One client of mine has adopted the ritual of Helping Others Thrive by celebrating the team’s accomplishments, but also holding a safe space to share feelings of overwhelm about what’s ahead. Then they problem-solve together to either shift a deadline, find additional resources to help, or rescope the workload to feel more manageable. When hitting the sweet spot is positively reinforced, you can still encourage creativity and peak performance, while collectively allowing your team members to restore and recharge.
Beware the Creativity Killers
Despite my championing the merits and feel-good energy from applying creativity, I’ll admit it’s a highly vulnerable act. The process of putting forward new, sometimes off-the-wall ideas, begs for encouragement. It calls for acknowledging the herculean effort (and courage) it can take to create. Creativity Killers can suck the life out of these brave team members, limiting the chances they’ll offer up ideas next time. You may encounter Creativity Killers like:
- A low praise to criticism ratio
- Over-engineered, prescriptive job duties
- Micromanaging – spending too much energy on how versus why things need to get done
- Too many meetings (and no time for deep thinking)
- No moment to reflect and learn before pushing on to the next project
By spotting these common culprits of performance plateaus, leaders can remove the threats before they add debilitating friction to the creative process.
Reward the Creative Process, as well as Output
Finally, it’s important to remember that what gets rewarded gets repeated.

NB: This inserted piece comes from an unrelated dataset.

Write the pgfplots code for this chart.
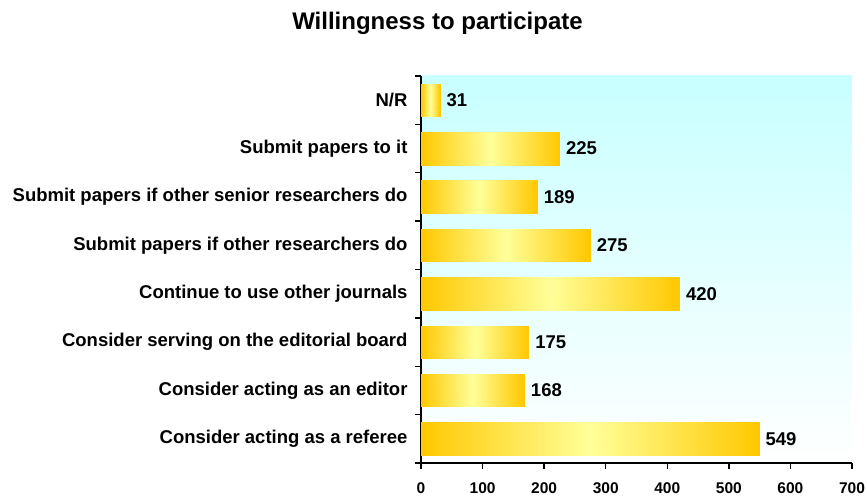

This goes for team members who promote a hustle culture or those solely interested in goal outcomes. In some cases, business results have a looooong creative lifecycle. In the case of launching test rockets, implementing new proprietary software, or transforming a culture, it could be years in the making. (Talk about delayed gratification!)
Instead, I recommend finding ways to reward the creative process along the way, which may mean building in micro-goals or smaller milestones along the way. Feeling stuck? Consider celebrating the number of your team’s new suggested ideas for incremental improvement each month. Aiming to measure change? Try tracking the number of experiments run each quarter, as well as their impact. Perhaps most importantly, go out of your way to recognize the team members who thoughtfully challenge your ideas or spot new problems. This encourages more creative thinking and behaviors.
Final Thoughts
Creativity at work may be the key ingredient to unlock greater wellbeing. When there’s safety to keep generating new ideas—even in the face of obstacles—you can foster greater connection, inspire play and collaboration, and generate more team gratitude, all contributing to a stronger state of wellbeing.
With clear priorities and time and space to develop, test, and refine creative ideas, not only will teams produce innovative work that’s connected to your organizational purpose, but they’ll feel more fulfilled while doing it. Creativity is key.